Wednesday, November 30, 2011

Eunomia Traverses California Nebula

While post processing a set of images of the California Nebula (NGC-1499) that I collected on Nov 28, I noticed a moving object in the field of view. This image shows the position at 05h00 UTC and the relative path.

I computed the motion relative to the star-field to be about 40 arcsec/hr. The corresponding absolute motion across the sky was too slow for a low earth orbit satellite and too fast for a geosynchronous satellite. I gathered it was likely a solar system object. On the other hand, comparing the brightness to other stars in the field, I estimated this object to have magnitude between 7 and 8, larger than expected.

I was not sure how to cross check this against know objects but some colleagues from the Austin Astronomical Society helped me out.
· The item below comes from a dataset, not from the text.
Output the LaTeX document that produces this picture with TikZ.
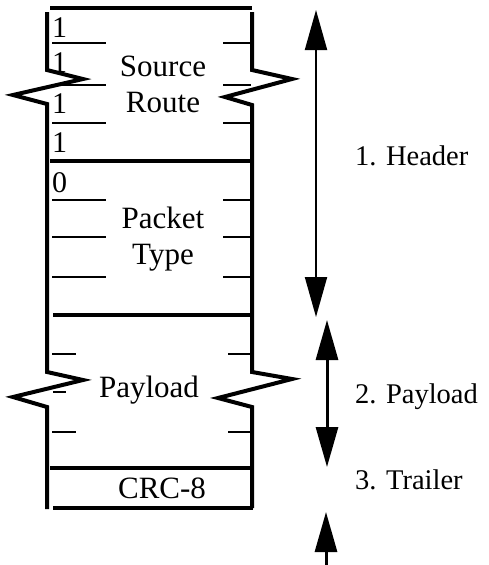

Harden pointed me to the Central Bureau for Astronomical Telegrams (CBAT) and Mike checked Otwell's Astronomical Calendar and found an entry for the asteroid "15 Eunomia" stating that it would be at opposition on Nov 28 in the California Nebula at magnitude 7.9. Sounded like a match! I later found a published graphic of the path of the asteroid further confirming the match. In wikipedia article I read that 15 Eunomia is the largest stony asteroid and was discovered in 1851 by Annibale de Gasparis ... I little earlier than my observation.